Well, I suspect Brian’s frustration stems from the fact that Jetse’s been saying “end of the week” for quite a while now. If Brian’s story was in, he has now withdrawn it and Jetse has a hole in his ToC. As I suggested earlier, not a good situation for anyone.

I understand the time pressures Jetse has mentioned: cons (part of his job), weather (not so much), bicycles, illness, etc. But as someone who gave up a weekend vacation with his family to finish pounding out his story, I too am a bit impatient with some of the delays.

  Brian Ted Jones wrote @


One of the weirdest things for me about this whole situation is how transparent Jetse’s editorial process has been. Anyone who’s followed the Shineanthology Twitter account has found a lot of information about what he’s been doing, what he’s liked in the submissions, etc. And that’s also where a lot of the excuses you mention have been found.

The thing about that, though, and I hate to bring this up because it’s borderline tacky, is that we’ve also heard a lot about just how much fun Jetse’s been having, and it’s getting kind of absurd. He’ll write a post about all the good beer, wine, and scotch he’s enjoyed, and then the next day it’s, ‘oh, can’t get work done on Shine, bike’s broken’, and then ‘replies by the end of this week’, and then nothing.

Anyway, SS, sorry you missed out on vacation time with your family. Them’s the shakes though, right? Good luck.


  SixString wrote @

Thanks, BTJ. Part and parcel of being a writer.

Anyone trying to make a living at this knows you aren’t making money when your manuscript is sitting–whether on your desk or an editor’s. We all understand the slush pile, but it’s worse if your manuscript is rejected but *still* sitting on an editor’s desk (or disk) because you haven’t been informed, collecting dust rather than out collecting a paycheck.

  Frank Gilbert wrote @

I’m with you BTJ,

Jetse’s behavior is bizarre to put it lightly. I was going to buy the antho regardless of whether I got in or not, but now he’s lost me as a customer.

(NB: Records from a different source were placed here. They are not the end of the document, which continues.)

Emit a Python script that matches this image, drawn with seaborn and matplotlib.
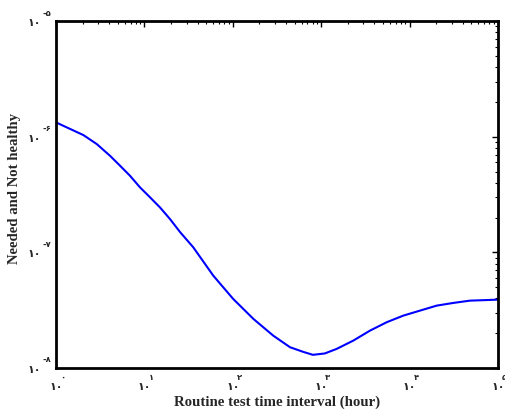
import matplotlib
matplotlib.use('Agg')
import matplotlib.pyplot as plt
import matplotlib.ticker as mticker
import seaborn as sns
import pandas as pd

# curve (hours vs probability)
hours = [1, 2.04, 2.89, 4.08, 5.30, 6.87, 8.92, 11.6, 15.0, 19.5, 25.3,
         35.7, 60.2, 101, 171, 287, 444, 630, 807, 1100, 1497, 2308, 3565,
         5508, 8489, 13113, 20256, 31218, 48236, 100000]
prob = [1.331e-6, 1.034e-6, 8.65e-7, 6.85e-7, 5.62e-7, 4.60e-7, 3.65e-7,
        2.99e-7, 2.45e-7, 1.94e-7, 1.50e-7, 1.107e-7, 6.29e-8, 3.96e-8,
        2.66e-8, 1.905e-8, 1.513e-8, 1.377e-8, 1.30e-8, 1.336e-8, 1.463e-8,
        1.725e-8, 2.104e-8, 2.487e-8, 2.837e-8, 3.134e-8, 3.462e-8,
        3.653e-8, 3.824e-8, 3.901e-8]

x_exps = [0, 1, 2, 3, 4, 5]
y_exps = [-8, -7, -6, -5]
x_sup = ['۰', '۱', '۲', '۳', '۴', '۵']
y_sup = ['-۸', '-۷', '-۶', '-۵']
base_label = '۱۰'

sns.set_style('white')
FAMILY = ['Liberation Serif', 'DejaVu Sans']
plt.rcParams['font.family'] = FAMILY

df = pd.DataFrame({'hours': hours, 'prob': prob})

fig = plt.figure(figsize=(5.06, 4.10), dpi=100)
ax = fig.add_axes([0.1107, 0.1, 0.8733, 0.846])
sns.lineplot(data=df, x='hours', y='prob', color='#0000ff', linewidth=1.5, ax=ax)

ax.set_xscale('log')
ax.set_yscale('log')
ax.set_xlim(1, 1e5)
ax.set_ylim(1e-8, 1e-5)

xt = [10.0 ** e for e in x_exps]
yt = [10.0 ** e for e in y_exps]
ax.set_xticks(xt)
ax.set_yticks(yt)
ax.set_xticklabels([base_label] * len(xt), fontsize=8, fontweight='bold', family=['DejaVu Sans'])
ax.set_yticklabels([base_label] * len(yt), fontsize=8, fontweight='bold', family=['DejaVu Sans'])
ax.xaxis.set_minor_locator(mticker.LogLocator(base=10, subs=range(2, 10), numticks=20))
ax.yaxis.set_minor_locator(mticker.LogLocator(base=10, subs=range(2, 10), numticks=20))
ax.xaxis.set_minor_formatter(mticker.NullFormatter())
ax.yaxis.set_minor_formatter(mticker.NullFormatter())

ax.tick_params(which='both', direction='in', top=True, right=True, color='black')
ax.tick_params(which='major', length=4, width=1)
ax.tick_params(which='minor', length=2, width=0.8)
ax.tick_params(axis='x', pad=9.5)
ax.tick_params(axis='y', pad=11)

for sp in ax.spines.values():
    sp.set_linewidth(2)
    sp.set_color('black')

# superscript exponents next to the "10" tick labels
for v, s in zip(xt, x_sup):
    ax.annotate(s, xy=(v, 0), xycoords=('data', 'axes fraction'),
                xytext=(3, -6), textcoords='offset points',
                fontsize=6, fontweight='bold', family=['DejaVu Sans'],
                ha='left', va='center', annotation_clip=False)
for v, s in zip(yt, y_sup):
    ax.annotate(s, xy=(0, v), xycoords=('axes fraction', 'data'),
                xytext=(-10, 6.5), textcoords='offset points',
                fontsize=6, fontweight='bold', family=['DejaVu Sans'],
                ha='left', va='center', annotation_clip=False)

ax.set_xlabel('Routine test time interval (hour)', fontsize=10.7, fontweight='bold')
ax.set_ylabel('Needed and Not healthy', fontsize=10.6, fontweight='bold')
ax.xaxis.set_label_coords(0.5, -0.077)
ax.yaxis.set_label_coords(-0.079, 0.52)

fig.savefig('out.png', dpi=100)
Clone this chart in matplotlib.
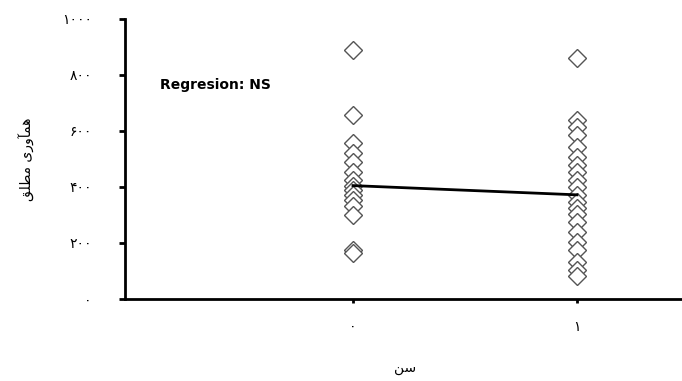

Announcing he’s got a ToC completed without sending out rejects first is a slap in the face to writers who submitted in good faith. Then while continuing to delight in his completed ToC, he makes apologies for not having enough time to reject the rest?

It’s great to see how professionally he handles his anthology’s twitter. Yes, use a marketing tool to twit about being sick, drinking whiskey, and going for jogs. I’m sorry but he’s done nearly everything possible to make himself look like a joke rather than a professional editor trying to shake up the industry.

Jetse, good riddance to you, your insults towards the SF genre, and your childish self-indulgence. Maybe next time, just save the personal info for your private friends and put a more professional face on your work. I’d have been much happier if you had said nothing about what was going on and I got the reject 3 months from now.

  Antonino wrote @

As Karen supposed, Jetse replies (including rejections) are very personalized feedbacks. I received one yesterday, and I was quite satisfied with it.

  SixString wrote @

Personalized feedback is great, and I look forward to seeing it.

I finished an optimistic SF novel a couple months back. Since this is my first novel, I’m looking to find an agent. Piggybacking that I have a story in the upcoming Shine anthology would be good, so I’ve been holding the manuscript for the last month or two since our notifications were coming “by the end of the week.” Had I known it would be this long, I would have submitted the manuscript long ago. Instead, it’s been languishing while I await “the end of the week.”

I also have other stories ready to go, but again, my submission strategy kinda depends on what happens with Shine. I don’t mind waiting a week; I don’t mind waiting 2 months. I do mind waiting a week eight times. I can’t plan effectively around that.

I only wanted to know if my story was still under consideration. If so, I don’t mind waiting. But if we were rejected 6 weeks ago, we should have been informed. We understand it can take a couple months for an editor to get to a manuscript. We don’t understand why telling us should take another several weeks after it’s been accepted/rejected. The personalized feedback could always come later, after the notification.

If I haven’t heard by tomorrow, I might pull my story as well. You gotta wonder if payment will be just as problematic.

  shineanthology wrote @

Children, children, children.

(NOTE: this obviously doesn’t apply to the people on this thread who behave like adults: you know who you are!)

Your overworked editor takes more time than expected to get the replies out (also caused by the fact that the submission deadline was extended with a month, which some of you are conveniently forgetting), and when he makes a wry remark about that you get your knickers in a twist. You poor, tormented souls.

Whatever happened to “Write the next story while you wait for the reply on the previous one?” It was one of the things I was taught as a writer – as patience really is a virtue in the publishing industry – but I guess in these overclocked, modern times it is considered old-fashioned.

Oh well: I have been getting out over two hunderd replies so far, each with *personalised* comments. About a hundred more to go, and your horrible suffering will be over.

In the meantime, why don’t you watch this beautiful King’s X video? It’s very illuminating…;-)

  SixString wrote @

I find Jetse’s condescension inappropriate. People have asked legitimate questions and he could have used his response to answer them rather than talk down to us. Us–the writers–the ones who enable him to have that job. We are not children, and asking for more information isn’t childish.

Yes, we know the deadline was extended and he got a lot more entries. We appreciate (yes, we really do) personalized responses. But why, in his 200 words or so, did he still not answer the basic question: ARE YOU STILL SENDING OUT ACCEPTANCES? If not, we can move on. Keeping us in the dark on that simple, basic issue makes this relationship seems less collegial and more like a power trip. The tone of his response only reinforced that image. At least to me.

  Vaslov wrote @

Some of these comments are making me feel less optimistic about the future of humanity.